(Rows from a dataset of charts and code)
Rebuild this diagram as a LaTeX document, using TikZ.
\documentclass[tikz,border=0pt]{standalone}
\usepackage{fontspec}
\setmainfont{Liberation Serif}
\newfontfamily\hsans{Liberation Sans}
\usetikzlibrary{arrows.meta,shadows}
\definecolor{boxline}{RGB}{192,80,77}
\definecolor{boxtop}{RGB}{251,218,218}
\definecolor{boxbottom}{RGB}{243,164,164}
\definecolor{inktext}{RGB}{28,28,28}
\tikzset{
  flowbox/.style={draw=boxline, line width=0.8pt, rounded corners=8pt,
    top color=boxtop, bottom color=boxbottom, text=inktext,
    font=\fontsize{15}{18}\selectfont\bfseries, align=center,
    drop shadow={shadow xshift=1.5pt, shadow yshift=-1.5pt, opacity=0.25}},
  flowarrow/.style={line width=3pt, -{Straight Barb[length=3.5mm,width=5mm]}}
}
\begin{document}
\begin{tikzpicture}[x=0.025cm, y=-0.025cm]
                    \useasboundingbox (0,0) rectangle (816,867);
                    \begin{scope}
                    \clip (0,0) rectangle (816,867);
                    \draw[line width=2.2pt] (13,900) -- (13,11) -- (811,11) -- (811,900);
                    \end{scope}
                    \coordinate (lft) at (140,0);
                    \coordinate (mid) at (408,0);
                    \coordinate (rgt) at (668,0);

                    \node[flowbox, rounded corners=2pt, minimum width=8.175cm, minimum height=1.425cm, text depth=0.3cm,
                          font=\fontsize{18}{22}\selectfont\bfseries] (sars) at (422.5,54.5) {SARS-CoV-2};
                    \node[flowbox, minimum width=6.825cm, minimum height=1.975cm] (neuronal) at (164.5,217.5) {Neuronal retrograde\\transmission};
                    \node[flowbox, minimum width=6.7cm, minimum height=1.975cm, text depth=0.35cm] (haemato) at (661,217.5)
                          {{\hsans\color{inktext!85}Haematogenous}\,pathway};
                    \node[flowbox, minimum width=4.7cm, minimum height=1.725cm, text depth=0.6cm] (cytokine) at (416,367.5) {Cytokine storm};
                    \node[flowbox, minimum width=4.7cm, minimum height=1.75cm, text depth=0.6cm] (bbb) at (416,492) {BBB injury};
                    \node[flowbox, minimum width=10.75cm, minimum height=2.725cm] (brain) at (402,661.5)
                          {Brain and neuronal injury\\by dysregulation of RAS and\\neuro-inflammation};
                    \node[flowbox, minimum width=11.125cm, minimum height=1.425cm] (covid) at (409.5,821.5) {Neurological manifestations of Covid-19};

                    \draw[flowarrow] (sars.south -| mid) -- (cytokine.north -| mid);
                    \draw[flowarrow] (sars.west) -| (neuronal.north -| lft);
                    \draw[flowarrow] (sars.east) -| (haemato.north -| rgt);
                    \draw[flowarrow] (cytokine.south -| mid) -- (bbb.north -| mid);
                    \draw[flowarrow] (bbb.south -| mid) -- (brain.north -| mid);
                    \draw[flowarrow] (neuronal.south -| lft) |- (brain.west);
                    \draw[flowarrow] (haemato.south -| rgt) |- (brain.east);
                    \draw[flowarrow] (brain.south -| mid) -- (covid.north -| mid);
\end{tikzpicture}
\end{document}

* * *

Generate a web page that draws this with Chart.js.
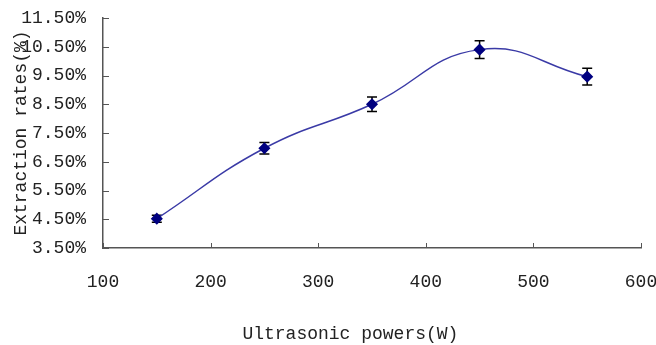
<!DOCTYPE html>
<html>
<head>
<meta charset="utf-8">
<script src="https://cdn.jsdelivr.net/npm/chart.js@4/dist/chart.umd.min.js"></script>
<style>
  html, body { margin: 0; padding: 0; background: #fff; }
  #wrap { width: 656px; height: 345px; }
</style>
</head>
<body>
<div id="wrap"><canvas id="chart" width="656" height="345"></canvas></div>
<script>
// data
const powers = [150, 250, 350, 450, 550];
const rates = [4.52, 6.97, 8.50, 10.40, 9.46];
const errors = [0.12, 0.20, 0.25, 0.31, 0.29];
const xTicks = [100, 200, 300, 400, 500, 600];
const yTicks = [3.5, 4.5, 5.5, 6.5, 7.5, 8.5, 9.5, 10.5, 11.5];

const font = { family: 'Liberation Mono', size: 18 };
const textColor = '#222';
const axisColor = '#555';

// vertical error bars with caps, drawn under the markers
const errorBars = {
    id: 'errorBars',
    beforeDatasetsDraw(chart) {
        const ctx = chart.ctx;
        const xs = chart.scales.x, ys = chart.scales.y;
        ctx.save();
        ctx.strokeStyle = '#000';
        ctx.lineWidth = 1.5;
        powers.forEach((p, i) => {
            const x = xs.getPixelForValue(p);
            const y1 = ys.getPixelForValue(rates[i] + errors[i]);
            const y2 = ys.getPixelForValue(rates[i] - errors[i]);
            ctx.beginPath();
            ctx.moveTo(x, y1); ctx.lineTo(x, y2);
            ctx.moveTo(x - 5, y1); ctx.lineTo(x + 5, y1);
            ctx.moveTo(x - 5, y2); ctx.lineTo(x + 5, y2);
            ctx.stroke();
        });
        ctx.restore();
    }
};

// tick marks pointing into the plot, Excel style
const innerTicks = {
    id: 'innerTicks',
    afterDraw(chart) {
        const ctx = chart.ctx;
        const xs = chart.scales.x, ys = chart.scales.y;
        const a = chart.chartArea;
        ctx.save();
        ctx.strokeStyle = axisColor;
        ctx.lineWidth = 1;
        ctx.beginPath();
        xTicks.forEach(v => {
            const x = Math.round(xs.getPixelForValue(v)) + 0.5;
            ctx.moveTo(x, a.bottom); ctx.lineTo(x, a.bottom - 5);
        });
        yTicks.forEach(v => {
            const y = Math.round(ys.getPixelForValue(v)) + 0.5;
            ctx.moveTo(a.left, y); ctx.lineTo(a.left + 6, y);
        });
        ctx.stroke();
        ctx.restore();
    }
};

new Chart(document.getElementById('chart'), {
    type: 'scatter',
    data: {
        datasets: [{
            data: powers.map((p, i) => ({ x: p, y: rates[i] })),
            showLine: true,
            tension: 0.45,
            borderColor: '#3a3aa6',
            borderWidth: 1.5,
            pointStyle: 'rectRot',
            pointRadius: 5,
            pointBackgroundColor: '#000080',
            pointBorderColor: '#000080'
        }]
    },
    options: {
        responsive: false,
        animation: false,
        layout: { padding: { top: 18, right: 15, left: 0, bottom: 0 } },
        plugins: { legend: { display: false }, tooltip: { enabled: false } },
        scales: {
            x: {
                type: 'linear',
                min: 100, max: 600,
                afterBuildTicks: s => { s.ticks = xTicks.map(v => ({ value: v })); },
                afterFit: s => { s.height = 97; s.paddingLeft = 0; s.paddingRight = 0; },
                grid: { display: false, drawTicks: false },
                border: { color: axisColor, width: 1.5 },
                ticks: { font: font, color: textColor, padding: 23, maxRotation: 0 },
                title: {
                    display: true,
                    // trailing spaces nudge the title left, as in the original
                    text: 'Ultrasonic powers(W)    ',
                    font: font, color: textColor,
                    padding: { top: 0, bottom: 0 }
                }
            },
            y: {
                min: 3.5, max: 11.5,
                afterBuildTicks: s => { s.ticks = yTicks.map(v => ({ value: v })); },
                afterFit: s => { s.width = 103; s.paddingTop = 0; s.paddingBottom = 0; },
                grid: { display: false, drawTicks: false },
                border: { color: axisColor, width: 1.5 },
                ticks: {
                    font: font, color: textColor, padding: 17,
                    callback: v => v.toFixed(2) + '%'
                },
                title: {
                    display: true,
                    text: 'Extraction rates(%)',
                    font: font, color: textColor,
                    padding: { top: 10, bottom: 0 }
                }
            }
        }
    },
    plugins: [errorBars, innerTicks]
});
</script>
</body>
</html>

■ EXERCISE DESCRIPTION
All lines above from the one containing "Generate a web" through the one containing "9.5, 10.5, 11.5];" are to be quoted exactly, and only those; pictures are left out.

■ THE REPLY
Generate a web page that draws this with Chart.js.
<!DOCTYPE html>
<html>
<head>
<meta charset="utf-8">
<script src="https://cdn.jsdelivr.net/npm/chart.js@4/dist/chart.umd.min.js"></script>
<style>
  html, body { margin: 0; padding: 0; background: #fff; }
  #wrap { width: 656px; height: 345px; }
</style>
</head>
<body>
<div id="wrap"><canvas id="chart" width="656" height="345"></canvas></div>
<script>
// data
const powers = [150, 250, 350, 450, 550];
const rates = [4.52, 6.97, 8.50, 10.40, 9.46];
const errors = [0.12, 0.20, 0.25, 0.31, 0.29];
const xTicks = [100, 200, 300, 400, 500, 600];
const yTicks = [3.5, 4.5, 5.5, 6.5, 7.5, 8.5, 9.5, 10.5, 11.5];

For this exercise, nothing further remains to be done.